One of my very favorite people on the face of the earth once said to me "Violet. Wanting is so much better then having." I fully disagreed at the moment, but for whatever reason, could not get those words out of my head for weeks. I mean, it was applicable to so many aspects of my life. Eventually, I conceded and agreed. Wanting is better then having.
It is especially funny to me to think back over the years to all the things I think I wanted, or even the things I really did want. Sure enough, the drive, the anticipation, the yearning, the waiting, was the best part. Different boys I had feelings for, "dream" jobs, a dog, a house, cookies, etc.! Once I had them I instantly took them for granted and wanted more. I feel like I'm always in a constant state of wanting something. I'm embarrassed that I could easily rattle off 50 things that I think I NEED right now, things I want that I perceive will make my life "better."

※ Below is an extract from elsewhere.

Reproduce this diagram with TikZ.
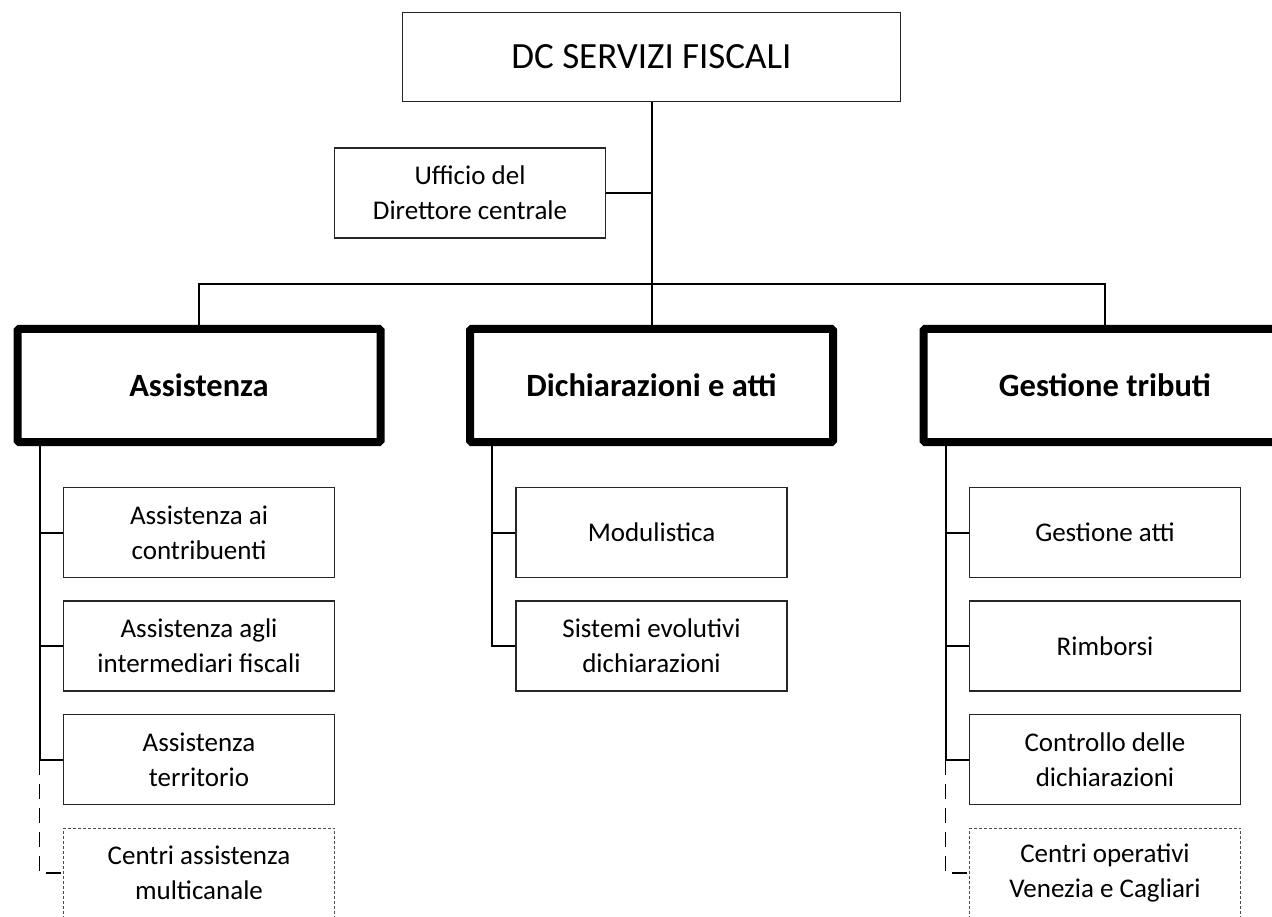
\documentclass[tikz,border=0pt]{standalone}
\usepackage{fontspec}
\setmainfont{Carlito}
\usepackage{tikz}
\usetikzlibrary{positioning}
\tikzset{unit/.style={draw=black!85,line width=1.3pt,align=center,inner sep=0pt,
    minimum width=271pt,minimum height=90pt,font=\fontsize{27}{35}\selectfont}}
\tikzset{lateunit/.style={unit,draw=black!70,line width=1pt,dash pattern=on 3pt off 2pt}}
\tikzset{area/.style={draw,line width=8pt,rounded corners=1.5pt,align=center,inner sep=0pt,
    minimum width=363pt,minimum height=113pt,font=\bfseries\fontsize{32.5}{39}\selectfont}}
\tikzset{head/.style={draw=black!85,line width=1.3pt,inner sep=0pt,
    minimum width=498pt,minimum height=89pt,font=\fontsize{37}{45}\selectfont}}
\tikzset{link/.style={line width=2pt}}
\tikzset{latelink/.style={line width=1.5pt,dash pattern=on 15pt off 9pt}}

\begin{document}
\begin{tikzpicture}[x=1pt,y=1pt,on grid,node distance=113.5pt]
        \useasboundingbox (0,-917) rectangle (1272,0);
        \clip (0,-917) rectangle (1272,0);
        \node[head](dc) at (651.5,-57){DC SERVIZI FISCALI};
        \node[unit](uff)[below left=136pt and 181.5pt of dc]{Ufficio del\\Direttore centrale};
        \node[area](dich)[below=328.5pt of dc]{Dichiarazioni e atti};
        \node[area](ass)[left=452.5pt of dich]{Assistenza};
        \node[area](gest)[right=453.5pt of dich]{Gestione tributi};
        \coordinate[below=182pt of dc.south](hub);
        % assistenza
        \node[unit](a1)[below=147pt of ass]{Assistenza ai\\contribuenti};
        \node[unit](a2)[below=of a1]{Assistenza agli\\intermediari fiscali};
        \node[unit](a3)[below=of a2]{Assistenza\\territorio};
        \node[lateunit](a4)[below=of a3]{Centri assistenza\\multicanale};
        % dichiarazioni
        \node[unit](d1)[below=147pt of dich]{Modulistica};
        \node[unit](d2)[below=of d1]{Sistemi evolutivi\\dichiarazioni};
        % gestione
        \node[unit](g1)[below=147pt of gest]{Gestione atti};
        \node[unit](g2)[below=of g1]{Rimborsi};
        \node[unit](g3)[below=of g2]{Controllo delle\\dichiarazioni};
        \node[lateunit](g4)[below=of g3]{Centri operativi\\Venezia e Cagliari};
        \coordinate(ass-t) at ([xshift=26pt]ass.south west);
        \coordinate(dich-t) at ([xshift=26pt]dich.south west);
        \coordinate(gest-t) at ([xshift=26pt]gest.south west);
        \draw[link] (dc) -- (hub) -- (dich);
        \draw[link] (uff.east) -- (uff.east -| hub);
        \draw[link] (ass.north) |- (hub) -| (gest.north);
        \foreach \c in {a1,a2,a3} \draw[link] (ass-t) |- (\c.west);
        \foreach \c in {d1,d2} \draw[link] (dich-t) |- (\c.west);
        \foreach \c in {g1,g2,g3} \draw[link] (gest-t) |- (\c.west);
        \draw[latelink] (ass-t |- a3.west) |- (a4.west);
        \draw[latelink] (gest-t |- g3.west) |- (g4.west);
      \end{tikzpicture}
\end{document}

I'm not going to bore you with sunshine and rainbows about how all my basic needs are met, blah, blah, blah and I just need to be happy with what I have. Because, lets face it, its human nature (maybe cultural...) to always be wanting. What I want (heh) to know is; Is this going to be the best part of my journey? The quest to reach a place I have wanted to be for so long? When I get there, am I going to take it for granted and immediately begin wanting something else? Probably.
One thing I have noticed is the importance of separating the healthy wants from the fleeting wants. Healthy wants stick around for awhile and are usually items that a person views have great importance, (for me, things like: a college degree, a job, a dog, etc.), and I changed life habits in order to obtain these wants. Confidence, fulfillment, and intelligence are by-products of obtaining a healthy want. Fleeting wants, (for me, things like: designer jeans, cupcakes, straight hair, etc.) go completely unnoticed once obtained. No real effort is made to achieve these things, perhaps shelling out money, and nothing is gained, except thirst for more things.
Wanting is not a bad thing. Failing to recognize that the time spent wanting, and the sacrifices made for the want is a bad thing. Life, after all, is time spent wanting.